Bien que pas vraiment black metal stricto sensu, la vague black/thrash brésilienne mérite d’être mentionnée de par l’influence incommensurable qu’elle a pu avoir (et même encore maintenant) sur le black metal tel qu’on le connaît actuellement. Parmi les quelques formations qui ont sévi dans les années quatre-vingt sous l’étendard Cogumelo, Sarcófago demeure un de mes préférés notamment avec leur premier album, I.N.R.I.
Wagner Moura Lamounier, alors jeune adolescent, fonde le groupe aux côtés de Geraldo Minelli, ce après son départ du poste de vocaliste de chez Sepultura dont il fut un membre fondateur au même titre que les frères Cavalera ; il emmène d’ailleurs avec lui Roberto UFO qui ne reste que peu de temps et n’enregistre rien avec Sarcófago.
Le groupe commence par enregistrer trois démos (Satanic Lust et Blood Vomit en 1986, Sepultado en 1987), montrant de nettes influences européennes thrash extrême (Sodom, Bathory, Hellhammer) ; leur première sortie chez Cogumelo est un split avec leurs compatriotes de Chakal, Mutilator et Holocausto, les morceaux étant tirés de leur deuxième démo.
C’est clairement avec leur album I.N.R.I. qu’Antichrist, Incubus, Butcher, D. D. Crazy (le batteur fou à la crête) deviennent des légendes : ce disque est un concentré de bestialité et de sauvagerie complètement unique, jamais égalé à ce jour. Il reprend la quasi intégralité des titres des démos.
Tout y est complètement culte, entre la couverture mythique illustrée par une photo du groupe posant dans un cimetière en corpse paint, cuir et clous, le son brut de décoffrage, la batterie frénétique blastant presque en permanence avec un léger côté approximatif qui introduit cette nuance chaotique tellement recherchée encore maintenant, les riffs thrashy menés par une énergie punk qu’on a retrouvé depuis chez des groupes comme Morbosidad, les vocaux possédés et bestiaux de Wagner Antichrist.

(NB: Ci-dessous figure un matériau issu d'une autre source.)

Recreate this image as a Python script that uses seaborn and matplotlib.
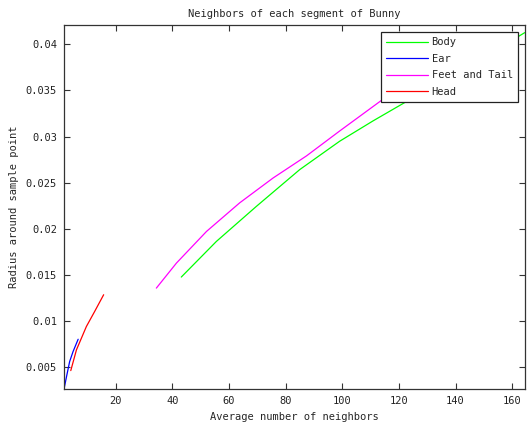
"""Neighbors of each segment of Bunny - radius vs average neighbour count."""

import matplotlib
matplotlib.use("Agg")
import matplotlib.pyplot as plt
import numpy as np
import pandas as pd
import seaborn as sns

# ---------------------------------------------------------------------------
# Data
# ---------------------------------------------------------------------------
segments = ["Body", "Ear", "Feet and Tail", "Head"]
colors = ["#00ff00", "#0000ff", "#ff00ff", "#ff0000"]

body_x = [43.2, 55.6, 69.7, 85.0, 99.1, 110.9, 120.9, 130.0, 140.0, 150.0, 164.4]
body_y = [0.01475, 0.01862, 0.02242, 0.02641, 0.02949, 0.0317, 0.03348,
          0.0351, 0.0368, 0.0386, 0.04127]

ear_x = [1.8, 2.7, 3.8, 5.0, 6.8]
ear_y = [0.00257, 0.00395, 0.00558, 0.00666, 0.0080]

feet_x = [34.4, 41.5, 52.1, 63.8, 75.6, 87.4, 99.1, 113.3, 122.0]
feet_y = [0.01355, 0.01627, 0.0197, 0.0228, 0.0255, 0.0279, 0.0306,
          0.0338, 0.0357]

head_x = [4.2, 6.2, 9.7, 12.6, 15.8]
head_y = [0.0046, 0.00685, 0.00938, 0.0110, 0.01283]

x_ticks = [20, 40, 60, 80, 100, 120, 140, 160]
y_ticks = [0.005, 0.01, 0.015, 0.02, 0.025, 0.03, 0.035, 0.04]

# ---------------------------------------------------------------------------
# Plot
# ---------------------------------------------------------------------------
sns.set_theme(style="ticks")
plt.rcParams["font.family"] = ["DejaVu Sans Mono", "DejaVu Sans"]
FS = 7.5

frames = []
for name, xs, ys in zip(segments,
                        [body_x, ear_x, feet_x, head_x],
                        [body_y, ear_y, feet_y, head_y]):
    frames.append(pd.DataFrame({"neighbors": xs, "radius": ys, "segment": name}))
df = pd.concat(frames, ignore_index=True)

fig = plt.figure(figsize=(5.27, 4.29), dpi=100, facecolor="white")
ax = fig.add_axes([0.1214, 0.0932, 0.8748, 0.8485])

sns.lineplot(data=df, x="neighbors", y="radius", hue="segment",
             hue_order=segments, palette=dict(zip(segments, colors)),
             sort=False, estimator=None, linewidth=0.9, ax=ax)

ax.set_xlim(1.8, 164.5)
ax.set_ylim(0.0026, 0.0421)
ax.set_xticks(x_ticks)
ax.set_yticks(y_ticks)
ax.set_yticklabels([f"{v:g}" for v in y_ticks])

edge = "#333333"
for sp in ax.spines.values():
    sp.set_visible(True)
    sp.set_color(edge)
    sp.set_linewidth(0.9)
ax.tick_params(direction="in", length=4, width=0.8, color=edge,
               top=True, right=True, labelsize=FS, labelcolor="#222222", pad=5)

ax.set_title("Neighbors of each segment of Bunny", fontsize=FS, pad=6)
ax.set_xlabel("Average number of neighbors", fontsize=FS, labelpad=4)
ax.set_ylabel("Radius around sample point", fontsize=FS, labelpad=5)

leg = ax.legend(loc="upper right", fontsize=FS, frameon=True, fancybox=False,
                framealpha=1, edgecolor="#222222", handlelength=4.0,
                borderaxespad=0.67, labelspacing=0.63, handletextpad=0.35,
                borderpad=0.5)
leg.get_frame().set_linewidth(0.9)

fig.savefig("out.png", dpi=100, facecolor="white")
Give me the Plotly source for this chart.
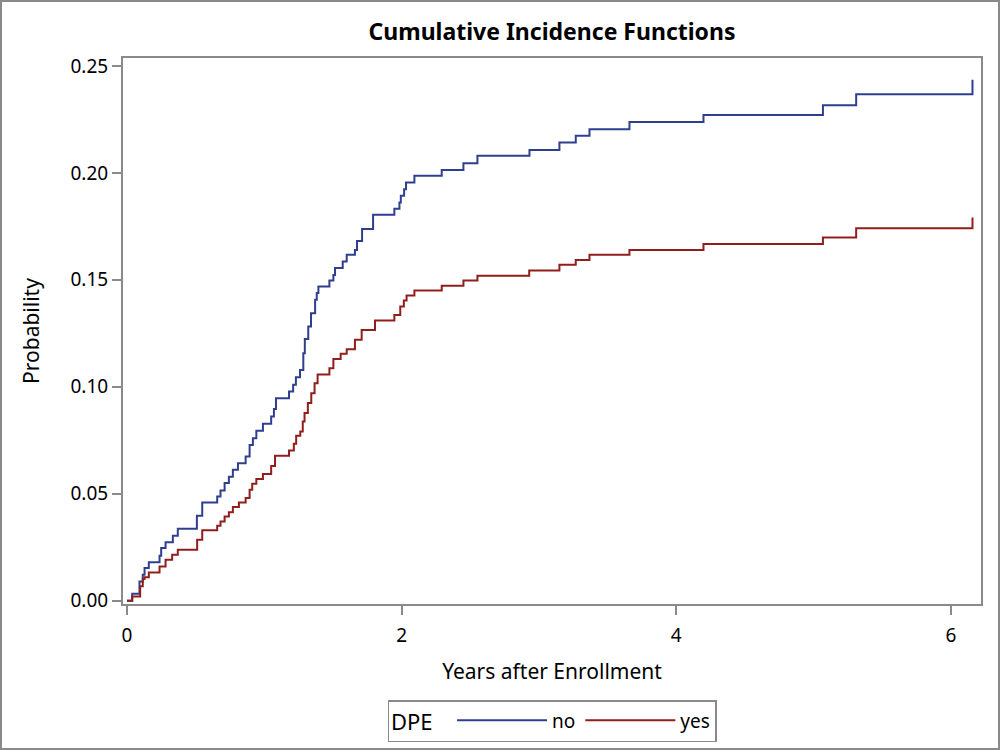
import plotly.graph_objects as go

# Step times (years) and cumulative incidence after each step
no_time = [0, 0.038, 0.091, 0.115, 0.128, 0.159, 0.237, 0.249, 0.281, 0.334, 0.37,
           0.509, 0.548, 0.657, 0.681, 0.711, 0.742, 0.771, 0.808, 0.864, 0.893,
           0.917, 0.942, 0.99, 1.05, 1.07, 1.085, 1.18, 1.21, 1.23, 1.26, 1.284,
           1.295, 1.32, 1.34, 1.37, 1.382, 1.394, 1.474, 1.503, 1.515, 1.571, 1.6,
           1.66, 1.675, 1.712, 1.792, 1.947, 1.984, 1.994, 2.018, 2.032, 2.093,
           2.292, 2.45, 2.552, 2.931, 3.149, 3.268, 3.368, 3.659, 4.198, 5.068,
           5.31, 6.157]
no_cif = [0, 0.0033, 0.009, 0.0121, 0.0153, 0.018, 0.021, 0.0246, 0.0273, 0.0304, 0.0336,
          0.0397, 0.0459, 0.0487, 0.0515, 0.055, 0.058, 0.0612, 0.0643, 0.0674, 0.0728,
          0.076, 0.0794, 0.0827, 0.0861, 0.0896, 0.0947, 0.0978, 0.101, 0.1045, 0.1079, 0.1157,
          0.1223, 0.1282, 0.1344, 0.1407, 0.1438, 0.1469, 0.1497, 0.1523, 0.1555, 0.1586, 0.1617,
          0.164, 0.1682, 0.1738, 0.1804, 0.1832, 0.1861, 0.1893, 0.1924, 0.1955, 0.1986,
          0.2014, 0.2045, 0.208, 0.2107, 0.2142, 0.2173, 0.2204, 0.2238, 0.2271, 0.2316,
          0.2368, 0.2435]

yes_time = [0, 0.038, 0.096, 0.115, 0.128, 0.159, 0.237, 0.281, 0.329, 0.37, 0.511,
            0.548, 0.657, 0.681, 0.711, 0.742, 0.771, 0.815, 0.864, 0.893, 0.912,
            0.942, 0.99, 1.05, 1.078, 1.18, 1.215, 1.232, 1.262, 1.28, 1.293, 1.317,
            1.342, 1.366, 1.388, 1.474, 1.503, 1.556, 1.6, 1.66, 1.709, 1.806, 1.947,
            1.99, 2.016, 2.036, 2.093, 2.292, 2.45, 2.552, 2.929, 3.149, 3.268, 3.368,
            3.659, 4.198, 5.068, 5.31, 6.157]
yes_cif = [0, 0.002, 0.0067, 0.0101, 0.011, 0.0132, 0.016, 0.0192, 0.0215, 0.0238, 0.0285,
           0.0329, 0.035, 0.037, 0.0394, 0.0413, 0.0438, 0.0459, 0.048, 0.0519, 0.0547,
           0.0569, 0.0592, 0.063, 0.0678, 0.0702, 0.0734, 0.0771, 0.0791, 0.0838, 0.0877, 0.0924,
           0.097, 0.1017, 0.1058, 0.1087, 0.113, 0.1154, 0.1176, 0.122, 0.1266, 0.131, 0.1336,
           0.1375, 0.1403, 0.1427, 0.145, 0.1472, 0.1497, 0.1519, 0.1544, 0.157, 0.1593, 0.1617,
           0.164, 0.1668, 0.1698, 0.1741, 0.1791]

x_ticks = [0, 2, 4, 6]
y_ticks = [0.00, 0.05, 0.10, 0.15, 0.20, 0.25]
y_tick_text = ["0.00", "0.05", "0.10", "0.15", "0.20", "0.25"]

FONT = "Noto Sans"
BLUE = "#2F3F8E"
RED = "#901E1A"
GRAY = "#8A8A8A"

fig = go.Figure()
fig.add_trace(go.Scatter(x=no_time, y=no_cif, mode="lines", name="no",
                         line=dict(color=BLUE, width=2, shape="hv")))
fig.add_trace(go.Scatter(x=yes_time, y=yes_cif, mode="lines", name="yes",
                         line=dict(color=RED, width=2, shape="hv")))

L, R, T, B = 123, 19, 58, 146
W, H = 1000, 750
pw, ph = W - L - R, H - T - B

fig.update_layout(
    width=W, height=H, autosize=False,
    margin=dict(l=L, r=R, t=T, b=B, pad=0, autoexpand=False),
    paper_bgcolor="white", plot_bgcolor="white",
    font=dict(family=FONT, color="black", size=18),
    title=dict(text="<b>Cumulative Incidence Functions</b>", x=0.5, xref="paper",
               xanchor="center", y=1 - 32 / H, yanchor="middle",
               font=dict(family=FONT, size=23, color="black")),
    xaxis=dict(range=[-0.029, 6.219], tickvals=x_ticks, ticks="outside", ticklen=9,
               tickcolor=GRAY, tickwidth=2, showgrid=False, zeroline=False,
               showline=True, linecolor=GRAY, linewidth=2, mirror=True,
               tickfont=dict(size=19), ticklabelstandoff=4,
               title=dict(text="Years after Enrollment", font=dict(size=21), standoff=18)),
    yaxis=dict(range=[-0.00154, 0.2537], tickvals=y_ticks, ticktext=y_tick_text,
               ticks="outside", ticklen=9, tickcolor=GRAY, tickwidth=2,
               showgrid=False, zeroline=False,
               showline=True, linecolor=GRAY, linewidth=2, mirror=True,
               tickfont=dict(size=19),
               title=dict(text="Probability", font=dict(size=21), standoff=25)),
    legend=dict(orientation="h", x=0.5, xanchor="center", y=(604 - 700) / ph,
                yanchor="top", bordercolor=GRAY, borderwidth=1.5, bgcolor="white",
                title=dict(text="DPE  ", font=dict(size=22), side="left"),
                font=dict(size=19), itemwidth=90, traceorder="normal",
                tracegroupgap=0),
    shapes=[dict(type="rect", xref="paper", yref="paper",
                 x0=(1 - L) / pw, x1=(999 - L) / pw,
                 y0=(T + ph - 749) / ph, y1=(T + ph - 1) / ph,
                 line=dict(color=GRAY, width=2), fillcolor="rgba(0,0,0,0)", layer="below")],
)

fig.write_html("out.html", config={"displayModeBar": False},
               post_script="document.body.style.margin='0';document.body.style.padding='0';")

Ce disque suinte le Mal par tous ses pores, c’est un manifeste de violence débridée à l’état pur. Malgré des compos basiques au possible, la spontanéité de tous les instants prend le dessus et rend la musique complètement addictive.
Le titre éponyme en est sans doute l’exemple le plus édifiant : calibré sur un peu plus de deux minutes, c’est un condensé de l’immense talent de Sarcófago, à la fois ambiancé, noir comme le jais, d’une bestialité hors norme, primitif et pourtant truffé de riffs d’anthologie, avec pour finir des hurlements démoniaques précédant le fameux « Fuck You ! Fuck You ! Fuck You Jesus Christ ! ». Ultime !
I.N.R.I. a fait l’objet de nombreuses rééditions, notamment en 2012 chez Greyhaze avec six titres bonus (les titres du premier split et trois morceaux live d’un concert en Argentine).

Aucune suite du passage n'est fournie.